Relacionamento abusivo

Um segundo problema é que, ao fixar uma taxa básica muito elevada, o governo acaba puxando para cima o custo de obtenção de crédito para pessoas físicas e jurídicas.

A questão dos juros escancara o verdadeiro relacionamento abusivo entre o país e o mercado financeiro. A todo momento, somos instados a acreditar na eterna promessa de que um punhado de reformas "pró-mercado" vai baratear o custo do crédito. Basta confiar.

Lembra do auê em torno do "cadastro positivo" e de como ele ajudaria a identificar os bons pagadores? Esse é o exemplo mais conhecido de uma série de "agendas microeconômicas", como se diz no jargão do mercado, realizadas nos últimos anos para supostamente derrubar os juros.

Não se trata de negar a importância de algumas dessas medidas. Longe disso. Mas o fato é que, na vida real, o rotativo do cartão de crédito segue batendo inacreditáveis 400% ao ano. O resultado é um drama social que só se agrava: oito a cada dez famílias brasileiras estão atoladas até o pescoço em dívidas.

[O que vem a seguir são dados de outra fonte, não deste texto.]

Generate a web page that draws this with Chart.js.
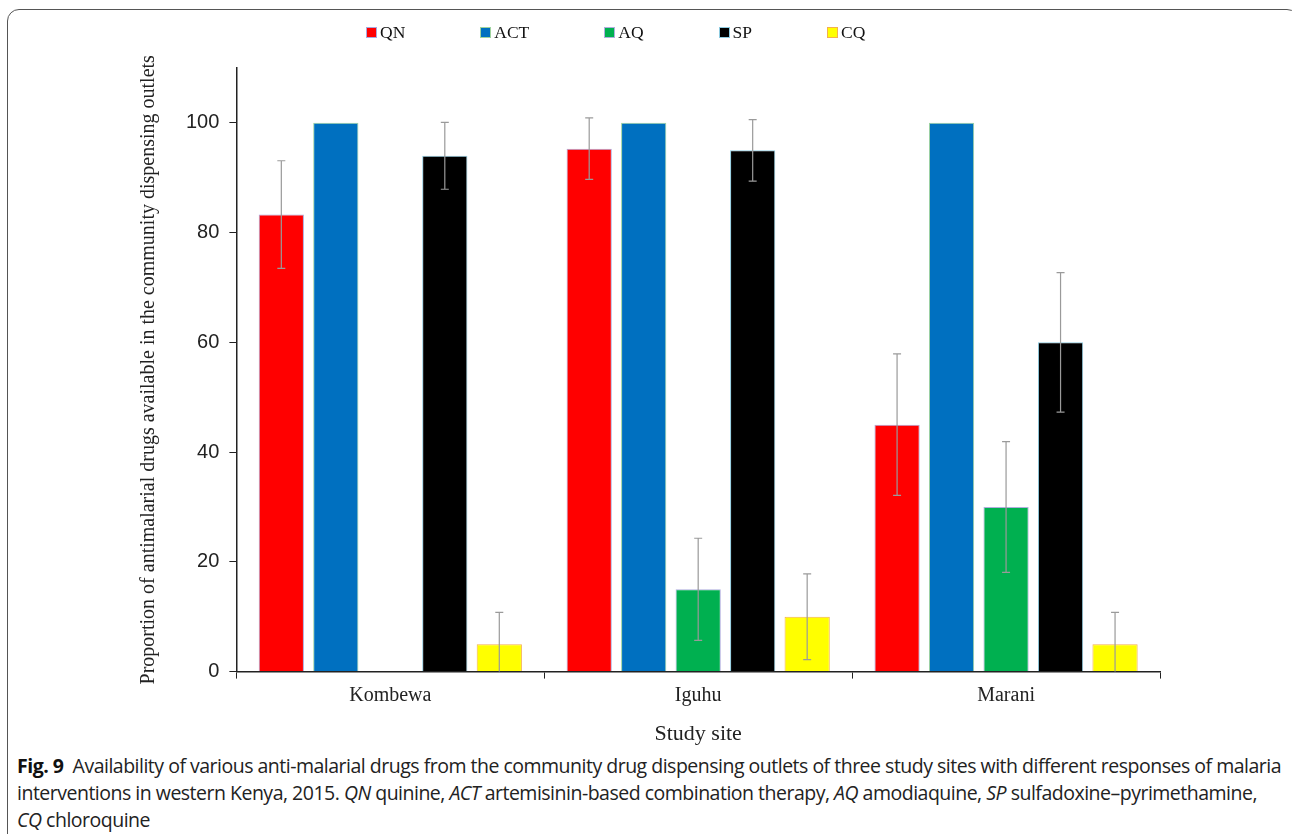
<!DOCTYPE html>
<html>
<head>
<meta charset="utf-8">
<script src="https://cdn.jsdelivr.net/npm/chart.js@4/dist/chart.umd.min.js"></script>
<style>
  html, body { margin: 0; padding: 0; background: #fff; overflow: hidden; }
  body { width: 1292px; height: 834px; position: relative; }
  .frame {
    position: absolute; left: 7px; top: 9px; width: 1292px; height: 900px;
    border: 1.5px solid #555; border-radius: 12px; box-sizing: border-box;
  }
  #chart-wrap { position: absolute; left: 0; top: 0; width: 1292px; height: 750px; }
  .legend {
    position: absolute; top: 22px; left: 366px; display: flex; align-items: center;
    font-family: "Liberation Serif", "Times New Roman", serif; font-size: 17.5px; color: #111;
  }
  .legend-item { display: flex; align-items: center; margin-right: 75px; }
  .legend-box { width: 11px; height: 11px; box-sizing: border-box; border: 1px solid; margin-right: 3px; }
  .caption {
    position: absolute; left: 17px; top: 752px; font-family: "Open Sans", "Noto Sans", sans-serif;
    font-size: 19.5px; line-height: 27px; color: #222; white-space: nowrap; letter-spacing: -0.5px;
  }
  .caption b { font-weight: 700; color: #111; }
</style>
</head>
<body>
<div class="frame"></div>
<div id="chart-wrap"><canvas id="drug-chart"></canvas></div>
<div class="legend" id="legend"></div>
<div class="caption">
  <b>Fig. 9</b>&nbsp; Availability of various anti-malarial drugs from the community drug dispensing outlets of three study sites with different responses of malaria<br>
  interventions in western Kenya, 2015. <i>QN</i> quinine, <i>ACT</i> artemisinin-based combination therapy, <i>AQ</i> amodiaquine, <i>SP</i> sulfadoxine–pyrimethamine,<br>
  <i>CQ</i> chloroquine
</div>
<script>
// 연구 지역별 항말라리아제 보유 비율
let siteList = ['Kombewa', 'Iguhu', 'Marani'];
let drugList = ['QN', 'ACT', 'AQ', 'SP', 'CQ'];

let qnValues = [83.3, 95.3, 45];
let actValues = [100, 100, 100];
let aqValues = [0, 15, 30];
let spValues = [94, 95, 60];
let cqValues = [5, 10, 5];

// 오차 막대
let qnErrors = [9.8, 5.6, 12.9];
let actErrors = [0, 0, 0];
let aqErrors = [0, 9.3, 11.9];
let spErrors = [6.1, 5.6, 12.7];
let cqErrors = [5.8, 7.8, 5.8];

let yTicks = [0, 20, 40, 60, 80, 100];

let fillColors = ['#ff0000', '#0070c0', '#00b050', '#000000', '#ffff00'];
let edgeColors = ['#a9a8dc', '#9ed39e', '#b0aede', '#8ecbe0', '#f4b04c'];

let valueList = [qnValues, actValues, aqValues, spValues, cqValues];
let errorList = [qnErrors, actErrors, aqErrors, spErrors, cqErrors];

let serif = '"Liberation Serif", "Times New Roman", serif';

// 범례 생성
let legend = document.getElementById('legend');
drugList.forEach(function (drug, i) {
    let item = document.createElement('div');
    item.className = 'legend-item';
    item.innerHTML = '<span class="legend-box" style="background:' + fillColors[i] +
        ';border-color:' + edgeColors[i] + '"></span><span>' + drug + '</span>';
    legend.appendChild(item);
});

let datasets = drugList.map(function (drug, i) {
    return {
        label: drug,
        data: valueList[i],
        errors: errorList[i],
        backgroundColor: fillColors[i],
        borderColor: edgeColors[i],
        borderWidth: 1,
        categoryPercentage: 0.885,
        barPercentage: 0.83
    };
});

// 오차 막대 그리기
let errorBarPlugin = {
    id: 'errorBars',
    afterDatasetsDraw: function (chart) {
        let ctx = chart.ctx;
        let yScale = chart.scales.y;
        ctx.save();
        ctx.strokeStyle = '#9a9a9a';
        ctx.lineWidth = 1.2;
        chart.data.datasets.forEach(function (ds, di) {
            let meta = chart.getDatasetMeta(di);
            meta.data.forEach(function (bar, i) {
                let err = ds.errors[i];
                if (!err) return;
                let v = ds.data[i];
                let top = yScale.getPixelForValue(v + err);
                let bottom = yScale.getPixelForValue(Math.max(0, v - err));
                ctx.beginPath();
                ctx.moveTo(bar.x, top);
                ctx.lineTo(bar.x, bottom);
                ctx.moveTo(bar.x - 4, top);
                ctx.lineTo(bar.x + 4, top);
                if (v - err > 0) {
                    ctx.moveTo(bar.x - 4, bottom);
                    ctx.lineTo(bar.x + 4, bottom);
                }
                ctx.stroke();
            });
        });
        ctx.restore();
    }
};

let canvas = document.getElementById('drug-chart');
new Chart(canvas.getContext('2d'), {
    type: 'bar',
    data: { labels: siteList, datasets: datasets },
    options: {
        responsive: true,
        maintainAspectRatio: false,
        animation: false,
        layout: { padding: { left: 137, right: 132, top: 68, bottom: 3 } },
        plugins: {
            legend: { display: false },
            tooltip: { enabled: false }
        },
        scales: {
            x: {
                grid: { drawOnChartArea: false, drawTicks: true, tickLength: 7, tickColor: '#222', offset: true },
                border: { color: '#222', width: 1.5 },
                ticks: { color: '#222', padding: 5, font: { family: serif, size: 20 } },
                title: { display: true, text: 'Study site', color: '#222', padding: { top: 8, bottom: 0 },
                    font: { family: serif, size: 22 } }
            },
            y: {
                min: 0,
                max: 110,
                afterBuildTicks: function (scale) {
                    scale.ticks = yTicks.map(function (t) { return { value: t }; });
                },
                grid: { drawOnChartArea: false, drawTicks: true, tickLength: 7, tickColor: '#222' },
                border: { color: '#222', width: 1.5 },
                ticks: { color: '#222', padding: 10, font: { family: '"Liberation Sans", Arial, sans-serif', size: 20 } },
                title: { display: true, text: 'Proportion of antimalarial drugs available in the community dispensing outlets',
                    color: '#222', padding: { top: 0, bottom: 15 }, font: { family: serif, size: 20 } }
            }
        }
    },
    plugins: [errorBarPlugin]
});
</script>
</body>
</html>
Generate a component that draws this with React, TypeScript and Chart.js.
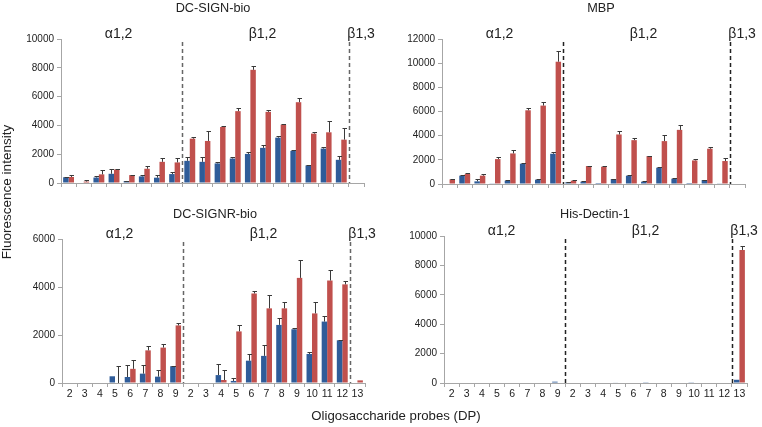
import React, { useEffect, useRef } from "react";
import { Chart, registerables } from "chart.js";
Chart.register(...registerables);

// ---------- data ----------
const categories = ["2", "3", "4", "5", "6", "7", "8", "9", "2", "3", "4", "5", "6", "7", "8", "9", "10", "11", "12", "13"];
const groupLabels = ["α1,2", "β1,2", "β1,3"];
const panelTitles = ["DC-SIGN-bio", "MBP", "DC-SIGNR-bio", "His-Dectin-1"];
const yMaxes = [10000, 12000, 6000, 10000];
const yStep = 2000;
const yAxisTitle = "Fluorescence intensity";
const xAxisTitle = "Oligosaccharide probes (DP)";

// DC-SIGN-bio
const dcsignBlue = [400, 0, 380, 640, 140, 460, 370, 620, 1540, 1470, 1360, 1700, 2020, 2440, 3150, 2230, 1220, 2390, 1610, 0];
const dcsignBlueErr = [30, 0, 130, 330, 30, 90, 160, 140, 280, 350, 110, 140, 160, 200, 110, 30, 30, 140, 280, 0];
const dcsignRed = [420, 100, 600, 940, 550, 990, 1470, 1430, 3080, 2920, 3890, 4990, 7860, 4940, 4050, 5610, 3430, 3520, 3010, 0];
const dcsignRedErr = [150, 120, 270, 30, 20, 160, 300, 290, 90, 690, 40, 250, 280, 160, 20, 320, 90, 800, 780, 0];

// MBP
const mbpBlue = [0, 690, 220, 55, 275, 1680, 360, 2500, 140, 190, 80, 410, 690, 190, 1350, 440, 80, 330, 55, 0];
const mbpBlueErr = [0, 40, 165, 0, 20, 40, 80, 140, 20, 20, 0, 20, 20, 20, 40, 30, 0, 30, 0, 0];
const mbpRed = [385, 825, 690, 2060, 2530, 6100, 6490, 10120, 275, 1490, 1430, 4100, 3630, 2310, 3550, 4480, 1950, 2920, 1900, 0];
const mbpRedErr = [60, 50, 110, 140, 250, 200, 330, 850, 20, 40, 60, 250, 140, 30, 470, 420, 110, 130, 270, 0];

// DC-SIGNR-bio
const dcsignrBlue = [0, 0, 0, 280, 250, 390, 265, 700, 0, 0, 330, 85, 930, 1130, 2420, 2240, 1210, 2560, 1780, 0];
const dcsignrBlueErr = [0, 0, 0, 0, 520, 380, 275, 20, 0, 0, 470, 135, 270, 470, 300, 70, 70, 230, 20, 0];
const dcsignrRed = [0, 0, 0, 0, 590, 1360, 1475, 2400, 0, 0, 125, 2150, 3730, 3110, 3110, 4380, 2900, 4270, 4110, 110];
const dcsignrRedErr = [0, 0, 0, 700, 385, 200, 165, 100, 0, 0, 430, 250, 110, 570, 270, 760, 480, 440, 120, 0];

// His-Dectin-1
const dectinBlue = [0, 0, 0, 0, 0, 0, 0, 90, 0, 0, 0, 30, 0, 50, 0, 0, 20, 0, 0, 220];
const dectinBlueErr = [0, 0, 0, 0, 0, 0, 0, 0, 0, 0, 0, 0, 0, 0, 0, 0, 0, 0, 0, 0];
const dectinRed = [0, 0, 0, 0, 0, 0, 0, 0, 0, 0, 0, 0, 0, 0, 0, 0, 0, 0, 0, 9050];
const dectinRedErr = [0, 0, 0, 0, 0, 0, 0, 0, 0, 0, 0, 0, 0, 0, 0, 0, 0, 0, 0, 290];

const seriesBlue = [dcsignBlue, mbpBlue, dcsignrBlue, dectinBlue];
const seriesBlueErr = [dcsignBlueErr, mbpBlueErr, dcsignrBlueErr, dectinBlueErr];
const seriesRed = [dcsignRed, mbpRed, dcsignrRed, dectinRed];
const seriesRedErr = [dcsignRedErr, mbpRedErr, dcsignrRedErr, dectinRedErr];

// ---------- styles / layout ----------
const BLUE = "#2F5C99";
const RED = "#C0504D";
const AXIS = "#A6A6A6";
const TEXT = "#222222";
const FONT = "'Liberation Sans', Arial, sans-serif";

const layouts = [
  { left: 0, top: 0, w: 381, h: 200, axisW: 61, padR: 17, padT: 39, padB: 7, xH: 10, titleX: 213, titleY: 8, showX: false, dash: "#666666" },
  { left: 381, top: 0, w: 381, h: 200, axisW: 61, padR: 17, padT: 39, padB: 6, xH: 10, titleX: 220, titleY: 8, showX: false, dash: "#222222" },
  { left: 0, top: 200, w: 381, h: 227, axisW: 62, padR: 16, padT: 39, padB: 28, xH: 16, titleX: 215, titleY: 14, showX: true, dash: "#666666" },
  { left: 381, top: 200, w: 381, h: 227, axisW: 63, padR: 15, padT: 36, padB: 28, xH: 16, titleX: 214, titleY: 14, showX: true, dash: "#222222" },
];

const errorBarPlugin = {
  id: "errbars",
  afterDatasetsDraw(chart: any) {
    const ctx = chart.ctx;
    const ys = chart.scales.y;
    chart.data.datasets.forEach((ds: any, i: number) => {
      const errs = ds.errors;
      if (!errs) return;
      const meta = chart.getDatasetMeta(i);
      meta.data.forEach((el: any, j: number) => {
        const e = errs[j];
        if (!e) return;
        const v = ds.data[j];
        const x = Math.round(el.x) + 0.5;
        const y0 = ys.getPixelForValue(v);
        const y1 = Math.round(ys.getPixelForValue(v + e)) + 0.5;
        ctx.save();
        ctx.strokeStyle = "#3a3a3a";
        ctx.lineWidth = 1;
        ctx.beginPath();
        ctx.moveTo(x, y0);
        ctx.lineTo(x, y1);
        ctx.moveTo(x - 2, y1);
        ctx.lineTo(x + 2.5, y1);
        ctx.stroke();
        ctx.restore();
      });
    });
  },
};

const decorPlugin = {
  id: "decor",
  afterDraw(chart: any, _args: any, opts: any) {
    const ctx = chart.ctx;
    const xs = chart.scales.x;
    const area = chart.chartArea;
    const px = (i: number) => xs.getPixelForValue(i);
    const d1 = (px(7) + px(8)) / 2;
    const d2 = (px(18) + px(19)) / 2;
    ctx.save();
    // dashed separators
    ctx.strokeStyle = opts.dash;
    ctx.lineWidth = 1.5;
    ctx.setLineDash([4, 3]);
    [d1, d2].forEach((dx) => {
      ctx.beginPath();
      ctx.moveTo(Math.round(dx) + 0.5, area.top + 3);
      ctx.lineTo(Math.round(dx) + 0.5, area.bottom);
      ctx.stroke();
    });
    ctx.setLineDash([]);
    // group labels
    ctx.fillStyle = TEXT;
    ctx.font = `14px ${FONT}`;
    ctx.textBaseline = "middle";
    const ly = area.top - 5;
    ctx.textAlign = "center";
    ctx.fillText(groupLabels[0], (px(0) + px(7)) / 2 - 3, ly);
    ctx.fillText(groupLabels[1], (px(8) + px(18)) / 2 - 3, ly);
    ctx.textAlign = "left";
    ctx.fillText(groupLabels[2], d2 - 1.5, ly);
    // title
    ctx.textAlign = "center";
    ctx.font = `12.7px ${FONT}`;
    ctx.fillText(opts.title, opts.titleX, opts.titleY);
    ctx.restore();
  },
};

function Panel({ idx }: { idx: number }) {
  const ref = useRef<HTMLCanvasElement | null>(null);
  const L = layouts[idx];
  useEffect(() => {
    if (!ref.current) return;
    const chart = new Chart(ref.current, {
      type: "bar",
      data: {
        labels: categories,
        datasets: [
          {
            label: "blue",
            data: seriesBlue[idx],
            errors: seriesBlueErr[idx],
            backgroundColor: BLUE,
            borderWidth: 0,
            categoryPercentage: 0.72,
            barPercentage: 1,
          } as any,
          {
            label: "red",
            data: seriesRed[idx],
            errors: seriesRedErr[idx],
            backgroundColor: RED,
            borderWidth: 0,
            categoryPercentage: 0.72,
            barPercentage: 1,
          } as any,
        ],
      },
      options: {
        responsive: false,
        animation: false,
        devicePixelRatio: 1,
        layout: { padding: { left: 0, right: L.padR, top: L.padT, bottom: L.padB } },
        plugins: {
          legend: { display: false },
          tooltip: { enabled: false },
          title: { display: false },
          decor: { title: panelTitles[idx], titleX: L.titleX, titleY: L.titleY, dash: L.dash },
        } as any,
        scales: {
          x: {
            type: "category",
            offset: true,
            grid: { display: true, drawOnChartArea: false, drawTicks: true, tickLength: 4, color: AXIS, offset: true },
            border: { display: true, color: AXIS, width: 1 },
            ticks: {
              display: L.showX,
              autoSkip: false,
              maxRotation: 0,
              minRotation: 0,
              padding: 1,
              color: TEXT,
              font: { family: FONT, size: 10.5 },
            },
            afterFit: (s: any) => {
              s.height = L.xH;
            },
          },
          y: {
            min: 0,
            max: yMaxes[idx],
            grid: { display: true, drawOnChartArea: false, drawTicks: true, tickLength: 4, color: AXIS },
            border: { display: true, color: AXIS, width: 1 },
            ticks: {
              stepSize: yStep,
              padding: 3,
              color: TEXT,
              font: { family: FONT, size: 10 },
              callback: (v: any) => String(v),
            },
            afterFit: (s: any) => {
              s.width = L.axisW;
            },
          },
        },
      },
      plugins: [errorBarPlugin, decorPlugin],
    } as any);
    return () => chart.destroy();
  }, [idx]);
  return (
    <canvas
      ref={ref}
      width={L.w}
      height={L.h}
      style={{ position: "absolute", left: L.left, top: L.top, width: L.w, height: L.h }}
    />
  );
}

export default function App() {
  return (
    <div
      style={{
        position: "fixed",
        left: 0,
        top: 0,
        width: 762,
        height: 427,
        background: "#ffffff",
        overflow: "hidden",
        fontFamily: FONT,
      }}
    >
      {[0, 1, 2, 3].map((i) => (
        <Panel key={i} idx={i} />
      ))}
      <div
        style={{
          position: "absolute",
          left: 7 - 100,
          top: 192 - 8,
          width: 200,
          height: 16,
          lineHeight: "16px",
          textAlign: "center",
          fontSize: 13.5,
          color: TEXT,
          transform: "rotate(-90deg)",
          whiteSpace: "nowrap",
        }}
      >
        {yAxisTitle}
      </div>
      <div
        style={{
          position: "absolute",
          left: 396 - 150,
          top: 416 - 8,
          width: 300,
          height: 16,
          lineHeight: "16px",
          textAlign: "center",
          fontSize: 13.2,
          color: TEXT,
          whiteSpace: "nowrap",
        }}
      >
        {xAxisTitle}
      </div>
    </div>
  );
}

Mesmo assim, dia após a dia, continuamos a engolir analistas do mercado insinuando que tudo não passa de um problema "educação financeira" da população.

Ridicularização de quem pensa diferente

Na estratégia de naturalizar a agiotagem que vigora no Brasil, como se nada diferente pudesse ser feito, a Faria Lima aposta na ridicularização intelectual de toda e qualquer pessoa que ousa questionar o receituário padrão dos juros astronômicos.

E se engana quem acha que isso só se aplica aos "esquerdistas" do PT e companhia limitada. Isso vale tanto para o bolsonarista convicto Paulo Skaf, ex-presidente da Fiesp (Federação das Indústrias do Estado de São Paulo) e histórico defensor da redução da Selic, quanto para André Lara Resende, um dos formuladores do Plano Real.

Resende, reconheça-se, tem obtido uma proeza: furar a bolha do pensamento único e desafiar a hegemonia ideológica da Faria Lima. Na semana passada, um manifesto de economistas — desses que a Faria Lima adora ridicularizar, como Nelson Marconi e Monica de Bolle — também trouxe uma importante contribuição, ao defender "razoabilidade" na definição da Selic.

Uma desaceleração, com pinta de recessão, desponta no horizonte do Brasil. Para voltar a crescer, é necessário destravar a economia, trazendo os juros para níveis civilizados, e resistir à chantagem da Faria Lima.

Mas isso só será possível com uma ampla mobilização da sociedade brasileira, fazendo dessa discussão um "trending topic". O país não aguenta mais sacrificar seu desenvolvimento em benefício de um pequeno, mas influente, clube de rentistas.